TOKYO, July 7 (Reuters) The dollar hardly budged in quiet trading on Friday as traders counted down to vital U.S. jobs data due later in the session that could bolster the argument for more rate rises by the Federal Reserve.
The euro held on to gains made after the European Central Bank on Thursday signalled that it was prepared to step up the pace of interest rate rises, keeping the currency in sight of a one-month peak against the dollar and a record high versus the yen.
Currency moves were stymied as traders grew cautious ahead of U.S. nonfarm payrolls figures due at 1230 GMT.
Strong private sector jobs data earlier in the week had prompted some dollar buying as economists scrambled to revise up their forecasts for the upcoming payroll figures.
Economists expect the data to show 185,000 workers were added in June, up from expectations for around 155,000 before the private sector jobs data landed.
''The dollar has already been bought on expectations for a strong reading, so a figure over 200,000 will be needed to spur more gains,'' said Hideaki Furumaya, forex manager at Trust and Custody Services.
By 0240 GMT, the dollar was at 115.15 yen, barely moving from levels in late U.S. trade.
The euro was little changed at $1.2775 after climbing as high as $1.2784 on Thursday. It hit a one-month high of $1.2840 on trading platform EBS earlier in the week.

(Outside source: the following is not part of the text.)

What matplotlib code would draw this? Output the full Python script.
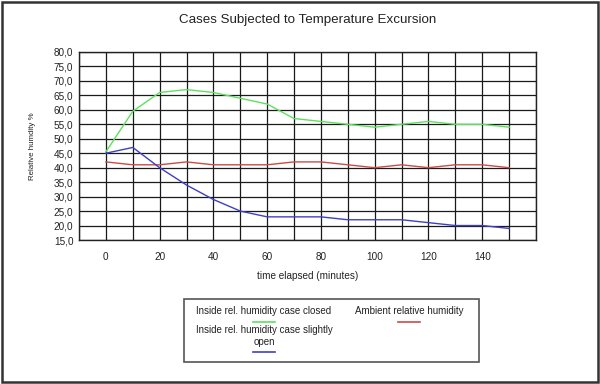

The euro was also nearly flat at 147.10 yen, not far from 147.42 yen, the record high hit on Thursday.
Strong U.S. employment data could boost speculation that the Fed will continue its two-year monetary tightening cycle and lift rates from 5.25 percent at its next meeting in August.
''At its last meeting, the Fed said that more rate rises would depend on economic data, so figures for jobs and consumer prices are a big focus,'' said Fumihiko Kawano, forex manager at Nomura Securities.
ECB SUPPORTS EURO After the ECB kept rates unchanged at 2.75 percent as expected on Thursday, President Jean-Claude Trichet pledged that the central bank ''will exercise strong vigilance'' against inflationary pressures, solidifying expectations it will raise rates in August.
Trichet also said that the central bank would break with tradition by holding its early August meeting in person, rather than via teleconference, suggesting that a rate rise at that meeting is possible.
The ECB holds two policy meetings next month.
Interest rates remain the main driver of currency moves, and analysts said that the euro would continue to be supported in the mid-term given expectations the ECB will lift rates at least twice before the end of the year.
Meanwhile, the Bank of Japan is widely expected to raise rates from zero -- which would be the first such rise in six years -- when it meets next week.
Anticipation for a rate rise has heightened since the central bank's quarterly tankan survey of corporate sentiment released at the start of the week showed that business conditions improved in the three months to June and were set to get better by September.
But one rate rise will do little to cut the rate advantage that currencies of other nations have over the yen, and some traders said that yen gains on a rate rise could be limited.